### Given information
********************
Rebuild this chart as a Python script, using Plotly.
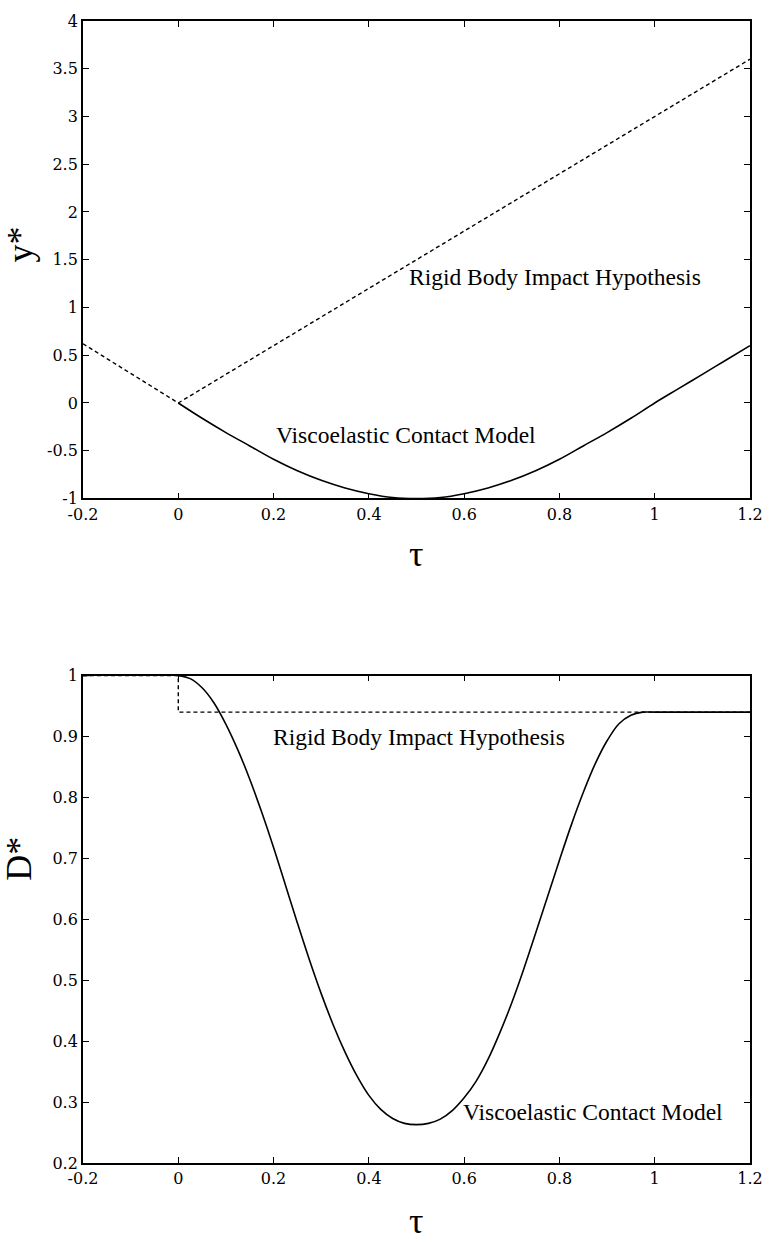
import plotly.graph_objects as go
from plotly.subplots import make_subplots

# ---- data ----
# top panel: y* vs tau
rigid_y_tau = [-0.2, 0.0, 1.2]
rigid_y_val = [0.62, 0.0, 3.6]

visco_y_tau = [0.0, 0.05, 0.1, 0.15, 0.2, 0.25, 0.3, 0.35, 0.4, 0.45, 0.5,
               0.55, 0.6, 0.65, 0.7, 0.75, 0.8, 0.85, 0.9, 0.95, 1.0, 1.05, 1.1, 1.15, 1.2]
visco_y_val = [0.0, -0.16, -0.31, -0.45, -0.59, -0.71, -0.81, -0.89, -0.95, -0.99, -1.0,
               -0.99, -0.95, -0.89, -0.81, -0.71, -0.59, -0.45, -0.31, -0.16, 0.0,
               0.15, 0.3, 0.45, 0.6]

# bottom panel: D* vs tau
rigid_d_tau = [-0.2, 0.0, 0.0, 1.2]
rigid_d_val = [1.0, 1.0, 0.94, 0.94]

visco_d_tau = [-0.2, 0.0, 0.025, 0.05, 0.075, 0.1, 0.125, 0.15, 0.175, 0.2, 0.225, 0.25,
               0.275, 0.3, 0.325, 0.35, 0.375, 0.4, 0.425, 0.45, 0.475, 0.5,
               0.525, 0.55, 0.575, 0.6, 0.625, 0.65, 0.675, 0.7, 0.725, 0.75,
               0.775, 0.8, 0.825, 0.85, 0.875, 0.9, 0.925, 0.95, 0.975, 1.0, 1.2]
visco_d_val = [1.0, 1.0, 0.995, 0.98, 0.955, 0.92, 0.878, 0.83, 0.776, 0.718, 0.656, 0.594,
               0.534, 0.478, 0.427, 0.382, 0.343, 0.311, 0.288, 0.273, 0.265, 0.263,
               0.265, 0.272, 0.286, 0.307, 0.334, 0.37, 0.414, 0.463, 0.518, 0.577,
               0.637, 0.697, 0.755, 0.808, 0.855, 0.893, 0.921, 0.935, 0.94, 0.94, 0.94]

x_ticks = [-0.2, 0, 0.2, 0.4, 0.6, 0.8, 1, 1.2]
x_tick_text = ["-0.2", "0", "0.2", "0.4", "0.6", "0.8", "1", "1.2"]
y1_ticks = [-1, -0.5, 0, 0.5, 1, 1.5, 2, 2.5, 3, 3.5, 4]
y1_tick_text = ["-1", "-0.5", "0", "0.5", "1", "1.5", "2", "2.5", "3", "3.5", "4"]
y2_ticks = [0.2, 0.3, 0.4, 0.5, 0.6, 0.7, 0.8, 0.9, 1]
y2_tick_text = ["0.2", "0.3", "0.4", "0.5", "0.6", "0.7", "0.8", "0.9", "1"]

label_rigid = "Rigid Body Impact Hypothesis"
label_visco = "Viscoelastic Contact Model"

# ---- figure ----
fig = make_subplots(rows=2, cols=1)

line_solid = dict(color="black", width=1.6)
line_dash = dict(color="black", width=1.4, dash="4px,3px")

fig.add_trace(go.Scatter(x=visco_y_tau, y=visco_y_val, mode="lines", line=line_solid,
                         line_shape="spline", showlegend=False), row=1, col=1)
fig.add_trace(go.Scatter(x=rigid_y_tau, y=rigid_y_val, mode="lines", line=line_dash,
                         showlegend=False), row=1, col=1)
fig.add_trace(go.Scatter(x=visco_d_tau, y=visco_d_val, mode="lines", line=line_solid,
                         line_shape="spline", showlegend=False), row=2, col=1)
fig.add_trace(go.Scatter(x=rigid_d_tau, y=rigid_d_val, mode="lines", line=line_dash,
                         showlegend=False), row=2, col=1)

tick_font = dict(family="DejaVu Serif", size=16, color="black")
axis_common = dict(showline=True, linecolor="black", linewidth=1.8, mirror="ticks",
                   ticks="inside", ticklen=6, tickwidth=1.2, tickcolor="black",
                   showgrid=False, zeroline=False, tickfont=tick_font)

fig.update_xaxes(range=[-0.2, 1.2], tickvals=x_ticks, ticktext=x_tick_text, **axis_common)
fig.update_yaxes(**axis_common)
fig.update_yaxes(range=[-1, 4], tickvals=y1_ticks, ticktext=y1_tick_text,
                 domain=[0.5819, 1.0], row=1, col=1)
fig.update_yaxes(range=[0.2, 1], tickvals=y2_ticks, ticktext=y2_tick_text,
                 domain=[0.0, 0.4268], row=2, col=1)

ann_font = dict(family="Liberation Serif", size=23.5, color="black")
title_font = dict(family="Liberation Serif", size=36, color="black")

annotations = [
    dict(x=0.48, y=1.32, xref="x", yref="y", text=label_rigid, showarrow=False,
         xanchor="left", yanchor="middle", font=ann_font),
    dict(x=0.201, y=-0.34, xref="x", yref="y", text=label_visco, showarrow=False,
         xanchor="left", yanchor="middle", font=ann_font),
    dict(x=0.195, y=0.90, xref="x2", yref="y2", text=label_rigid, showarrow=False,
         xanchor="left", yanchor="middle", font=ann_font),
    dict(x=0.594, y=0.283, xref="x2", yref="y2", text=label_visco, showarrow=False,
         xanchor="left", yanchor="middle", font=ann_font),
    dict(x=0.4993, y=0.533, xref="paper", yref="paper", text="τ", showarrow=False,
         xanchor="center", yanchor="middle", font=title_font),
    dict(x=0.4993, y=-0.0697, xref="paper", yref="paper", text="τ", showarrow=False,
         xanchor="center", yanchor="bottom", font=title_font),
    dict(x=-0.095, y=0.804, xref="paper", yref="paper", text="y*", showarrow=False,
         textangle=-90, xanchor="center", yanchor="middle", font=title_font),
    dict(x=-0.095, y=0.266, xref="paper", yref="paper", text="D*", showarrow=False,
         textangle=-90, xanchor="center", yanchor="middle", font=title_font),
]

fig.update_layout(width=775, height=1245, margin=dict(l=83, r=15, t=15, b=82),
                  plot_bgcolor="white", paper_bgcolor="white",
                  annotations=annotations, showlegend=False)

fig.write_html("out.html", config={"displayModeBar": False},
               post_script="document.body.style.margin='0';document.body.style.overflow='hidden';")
********************
### Request
In the copy, include no pictures; restate the listing above exactly.

### Solution to this exercise
Rebuild this chart as a Python script, using Plotly.
import plotly.graph_objects as go
from plotly.subplots import make_subplots

# ---- data ----
# top panel: y* vs tau
rigid_y_tau = [-0.2, 0.0, 1.2]
rigid_y_val = [0.62, 0.0, 3.6]

visco_y_tau = [0.0, 0.05, 0.1, 0.15, 0.2, 0.25, 0.3, 0.35, 0.4, 0.45, 0.5,
               0.55, 0.6, 0.65, 0.7, 0.75, 0.8, 0.85, 0.9, 0.95, 1.0, 1.05, 1.1, 1.15, 1.2]
visco_y_val = [0.0, -0.16, -0.31, -0.45, -0.59, -0.71, -0.81, -0.89, -0.95, -0.99, -1.0,
               -0.99, -0.95, -0.89, -0.81, -0.71, -0.59, -0.45, -0.31, -0.16, 0.0,
               0.15, 0.3, 0.45, 0.6]

# bottom panel: D* vs tau
rigid_d_tau = [-0.2, 0.0, 0.0, 1.2]
rigid_d_val = [1.0, 1.0, 0.94, 0.94]

visco_d_tau = [-0.2, 0.0, 0.025, 0.05, 0.075, 0.1, 0.125, 0.15, 0.175, 0.2, 0.225, 0.25,
               0.275, 0.3, 0.325, 0.35, 0.375, 0.4, 0.425, 0.45, 0.475, 0.5,
               0.525, 0.55, 0.575, 0.6, 0.625, 0.65, 0.675, 0.7, 0.725, 0.75,
               0.775, 0.8, 0.825, 0.85, 0.875, 0.9, 0.925, 0.95, 0.975, 1.0, 1.2]
visco_d_val = [1.0, 1.0, 0.995, 0.98, 0.955, 0.92, 0.878, 0.83, 0.776, 0.718, 0.656, 0.594,
               0.534, 0.478, 0.427, 0.382, 0.343, 0.311, 0.288, 0.273, 0.265, 0.263,
               0.265, 0.272, 0.286, 0.307, 0.334, 0.37, 0.414, 0.463, 0.518, 0.577,
               0.637, 0.697, 0.755, 0.808, 0.855, 0.893, 0.921, 0.935, 0.94, 0.94, 0.94]

x_ticks = [-0.2, 0, 0.2, 0.4, 0.6, 0.8, 1, 1.2]
x_tick_text = ["-0.2", "0", "0.2", "0.4", "0.6", "0.8", "1", "1.2"]
y1_ticks = [-1, -0.5, 0, 0.5, 1, 1.5, 2, 2.5, 3, 3.5, 4]
y1_tick_text = ["-1", "-0.5", "0", "0.5", "1", "1.5", "2", "2.5", "3", "3.5", "4"]
y2_ticks = [0.2, 0.3, 0.4, 0.5, 0.6, 0.7, 0.8, 0.9, 1]
y2_tick_text = ["0.2", "0.3", "0.4", "0.5", "0.6", "0.7", "0.8", "0.9", "1"]

label_rigid = "Rigid Body Impact Hypothesis"
label_visco = "Viscoelastic Contact Model"

# ---- figure ----
fig = make_subplots(rows=2, cols=1)

line_solid = dict(color="black", width=1.6)
line_dash = dict(color="black", width=1.4, dash="4px,3px")

fig.add_trace(go.Scatter(x=visco_y_tau, y=visco_y_val, mode="lines", line=line_solid,
                         line_shape="spline", showlegend=False), row=1, col=1)
fig.add_trace(go.Scatter(x=rigid_y_tau, y=rigid_y_val, mode="lines", line=line_dash,
                         showlegend=False), row=1, col=1)
fig.add_trace(go.Scatter(x=visco_d_tau, y=visco_d_val, mode="lines", line=line_solid,
                         line_shape="spline", showlegend=False), row=2, col=1)
fig.add_trace(go.Scatter(x=rigid_d_tau, y=rigid_d_val, mode="lines", line=line_dash,
                         showlegend=False), row=2, col=1)

tick_font = dict(family="DejaVu Serif", size=16, color="black")
axis_common = dict(showline=True, linecolor="black", linewidth=1.8, mirror="ticks",
                   ticks="inside", ticklen=6, tickwidth=1.2, tickcolor="black",
                   showgrid=False, zeroline=False, tickfont=tick_font)

fig.update_xaxes(range=[-0.2, 1.2], tickvals=x_ticks, ticktext=x_tick_text, **axis_common)
fig.update_yaxes(**axis_common)
fig.update_yaxes(range=[-1, 4], tickvals=y1_ticks, ticktext=y1_tick_text,
                 domain=[0.5819, 1.0], row=1, col=1)
fig.update_yaxes(range=[0.2, 1], tickvals=y2_ticks, ticktext=y2_tick_text,
                 domain=[0.0, 0.4268], row=2, col=1)

ann_font = dict(family="Liberation Serif", size=23.5, color="black")
title_font = dict(family="Liberation Serif", size=36, color="black")

annotations = [
    dict(x=0.48, y=1.32, xref="x", yref="y", text=label_rigid, showarrow=False,
         xanchor="left", yanchor="middle", font=ann_font),
    dict(x=0.201, y=-0.34, xref="x", yref="y", text=label_visco, showarrow=False,
         xanchor="left", yanchor="middle", font=ann_font),
    dict(x=0.195, y=0.90, xref="x2", yref="y2", text=label_rigid, showarrow=False,
         xanchor="left", yanchor="middle", font=ann_font),
    dict(x=0.594, y=0.283, xref="x2", yref="y2", text=label_visco, showarrow=False,
         xanchor="left", yanchor="middle", font=ann_font),
    dict(x=0.4993, y=0.533, xref="paper", yref="paper", text="τ", showarrow=False,
         xanchor="center", yanchor="middle", font=title_font),
    dict(x=0.4993, y=-0.0697, xref="paper", yref="paper", text="τ", showarrow=False,
         xanchor="center", yanchor="bottom", font=title_font),
    dict(x=-0.095, y=0.804, xref="paper", yref="paper", text="y*", showarrow=False,
         textangle=-90, xanchor="center", yanchor="middle", font=title_font),
    dict(x=-0.095, y=0.266, xref="paper", yref="paper", text="D*", showarrow=False,
         textangle=-90, xanchor="center", yanchor="middle", font=title_font),
]

fig.update_layout(width=775, height=1245, margin=dict(l=83, r=15, t=15, b=82),
                  plot_bgcolor="white", paper_bgcolor="white",
                  annotations=annotations, showlegend=False)

fig.write_html("out.html", config={"displayModeBar": False},
               post_script="document.body.style.margin='0';document.body.style.overflow='hidden';")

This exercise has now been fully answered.